I agree with everything Rotella says. Managing the complexities of the global supply chain can be daunting. Fortunately, companies like Verisk are helping make the challenge more manageable. Robert Cowan insists that you really can’t separate risk management and supply chain management. [“Supply Chain & Risk Management Go Together Like Peas & Carrots,” EBN, 27 January 2014] He writes, “The buzz around supply chain risk management recently is that there is ‘lots of talk and little action’.” It’s a sentiment with which he doesn’t agree. He believes that risk management teams are trying hard to do their job right but struggle because of a lack of visibility deep into the supply chain. He writes that is it like “trying to work while wearing a blindfold.” He continues:

“What happens when our attempts for optimization exceed our risk tolerance, and we inevitably fall off the razor’s edge? Or what happens when a natural disaster takes part of our supply chain out of action? This is where a vital part of risk management comes in – continuity management.

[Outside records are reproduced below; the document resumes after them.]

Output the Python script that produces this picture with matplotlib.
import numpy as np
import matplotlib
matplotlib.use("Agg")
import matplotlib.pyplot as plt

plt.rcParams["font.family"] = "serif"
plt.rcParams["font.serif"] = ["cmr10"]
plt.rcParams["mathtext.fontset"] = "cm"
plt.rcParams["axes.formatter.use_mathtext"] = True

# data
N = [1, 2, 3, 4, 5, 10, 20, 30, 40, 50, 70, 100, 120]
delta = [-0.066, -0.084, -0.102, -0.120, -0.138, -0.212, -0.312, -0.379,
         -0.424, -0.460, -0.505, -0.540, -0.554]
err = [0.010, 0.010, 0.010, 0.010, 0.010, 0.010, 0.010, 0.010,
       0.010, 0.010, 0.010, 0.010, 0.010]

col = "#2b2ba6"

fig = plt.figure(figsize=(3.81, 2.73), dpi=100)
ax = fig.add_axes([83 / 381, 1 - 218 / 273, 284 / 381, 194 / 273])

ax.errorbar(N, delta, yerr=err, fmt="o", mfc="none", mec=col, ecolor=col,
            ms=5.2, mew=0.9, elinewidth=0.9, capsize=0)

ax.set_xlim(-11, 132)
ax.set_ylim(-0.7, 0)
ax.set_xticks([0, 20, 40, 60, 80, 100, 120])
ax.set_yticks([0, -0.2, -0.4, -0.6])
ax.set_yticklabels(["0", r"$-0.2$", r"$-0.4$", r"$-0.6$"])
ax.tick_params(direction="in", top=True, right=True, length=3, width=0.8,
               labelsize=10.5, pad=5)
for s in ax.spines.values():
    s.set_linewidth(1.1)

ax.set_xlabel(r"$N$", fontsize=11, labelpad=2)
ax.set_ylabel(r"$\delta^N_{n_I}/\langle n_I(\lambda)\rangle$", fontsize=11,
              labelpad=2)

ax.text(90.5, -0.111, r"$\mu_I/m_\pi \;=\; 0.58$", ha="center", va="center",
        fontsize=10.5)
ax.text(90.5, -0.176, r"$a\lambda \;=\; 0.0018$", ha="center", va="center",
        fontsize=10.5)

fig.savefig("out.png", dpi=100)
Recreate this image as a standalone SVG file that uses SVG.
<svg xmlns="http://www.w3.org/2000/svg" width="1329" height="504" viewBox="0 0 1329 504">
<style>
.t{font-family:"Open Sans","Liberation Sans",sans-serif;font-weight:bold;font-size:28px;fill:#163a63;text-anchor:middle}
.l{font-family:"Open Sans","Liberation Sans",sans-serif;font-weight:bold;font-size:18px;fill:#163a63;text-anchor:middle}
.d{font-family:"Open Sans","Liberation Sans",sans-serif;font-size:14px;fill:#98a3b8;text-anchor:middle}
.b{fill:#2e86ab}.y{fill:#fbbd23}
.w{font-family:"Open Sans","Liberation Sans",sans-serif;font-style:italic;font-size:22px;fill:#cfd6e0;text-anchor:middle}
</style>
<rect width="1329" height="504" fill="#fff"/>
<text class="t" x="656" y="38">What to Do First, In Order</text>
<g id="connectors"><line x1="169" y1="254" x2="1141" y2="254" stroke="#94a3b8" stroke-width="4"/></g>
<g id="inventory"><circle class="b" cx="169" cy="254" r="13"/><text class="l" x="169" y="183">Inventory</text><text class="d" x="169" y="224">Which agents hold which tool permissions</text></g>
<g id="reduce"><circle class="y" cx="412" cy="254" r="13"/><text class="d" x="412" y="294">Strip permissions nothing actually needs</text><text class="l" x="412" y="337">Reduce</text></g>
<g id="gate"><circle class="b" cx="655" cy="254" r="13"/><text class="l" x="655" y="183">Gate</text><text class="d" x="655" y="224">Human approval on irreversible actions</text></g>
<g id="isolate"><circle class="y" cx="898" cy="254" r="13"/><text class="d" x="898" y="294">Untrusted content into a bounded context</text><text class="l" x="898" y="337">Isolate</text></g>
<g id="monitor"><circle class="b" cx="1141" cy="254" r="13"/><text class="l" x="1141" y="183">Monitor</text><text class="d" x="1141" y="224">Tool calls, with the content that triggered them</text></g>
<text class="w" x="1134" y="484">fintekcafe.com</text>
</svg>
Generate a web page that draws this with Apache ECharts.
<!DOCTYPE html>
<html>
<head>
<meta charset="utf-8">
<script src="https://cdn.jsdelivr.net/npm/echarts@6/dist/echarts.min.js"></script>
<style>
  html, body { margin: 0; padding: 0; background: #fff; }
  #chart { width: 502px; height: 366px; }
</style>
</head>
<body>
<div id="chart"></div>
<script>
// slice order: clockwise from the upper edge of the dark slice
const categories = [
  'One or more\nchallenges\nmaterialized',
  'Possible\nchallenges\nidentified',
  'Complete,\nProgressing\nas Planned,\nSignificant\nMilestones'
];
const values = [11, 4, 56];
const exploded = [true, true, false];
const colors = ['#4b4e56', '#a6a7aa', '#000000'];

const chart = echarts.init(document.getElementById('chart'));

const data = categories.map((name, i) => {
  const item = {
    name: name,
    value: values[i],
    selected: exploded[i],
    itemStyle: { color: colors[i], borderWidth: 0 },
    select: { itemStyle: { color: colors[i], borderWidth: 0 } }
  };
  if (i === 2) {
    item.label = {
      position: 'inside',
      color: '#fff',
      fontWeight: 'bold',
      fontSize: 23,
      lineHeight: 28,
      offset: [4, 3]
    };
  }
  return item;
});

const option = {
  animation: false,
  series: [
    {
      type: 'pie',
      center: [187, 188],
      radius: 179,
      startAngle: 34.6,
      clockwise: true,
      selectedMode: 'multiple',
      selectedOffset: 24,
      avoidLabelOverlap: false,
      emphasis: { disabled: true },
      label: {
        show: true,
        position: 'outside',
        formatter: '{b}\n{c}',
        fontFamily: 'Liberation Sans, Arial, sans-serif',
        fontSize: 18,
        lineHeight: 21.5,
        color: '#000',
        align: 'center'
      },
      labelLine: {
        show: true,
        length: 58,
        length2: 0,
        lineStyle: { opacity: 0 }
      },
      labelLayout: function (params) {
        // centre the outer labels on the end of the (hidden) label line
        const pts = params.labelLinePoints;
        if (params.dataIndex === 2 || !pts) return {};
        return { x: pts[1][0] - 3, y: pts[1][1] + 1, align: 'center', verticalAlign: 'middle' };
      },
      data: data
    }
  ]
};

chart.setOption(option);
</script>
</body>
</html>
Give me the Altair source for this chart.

We can be very good at optimizing at the tactical supply chain level based on our appetite for risk, but if we don’t recognize the importance of implementing and practicing strategically focused supply chain resilience and recovery processes, we are missing a big part of the opportunity. … The cost of not having such recovery processes set up can put your organization out of business, and the opportunity for the supply chain that recovers the quickest can make your supply chain the market leader.”

I agree that “opportunity” and “risk” are often different sides of the same coin. If your company isn’t prepared to deal with the situation, regardless of whether heads or tails turns up, it’s not likely to flourish in the long run. Done correctly, risk management costs money. But the investment is worth it. Lack of investment or failure to exercise risk management plans can end up costing a company everything.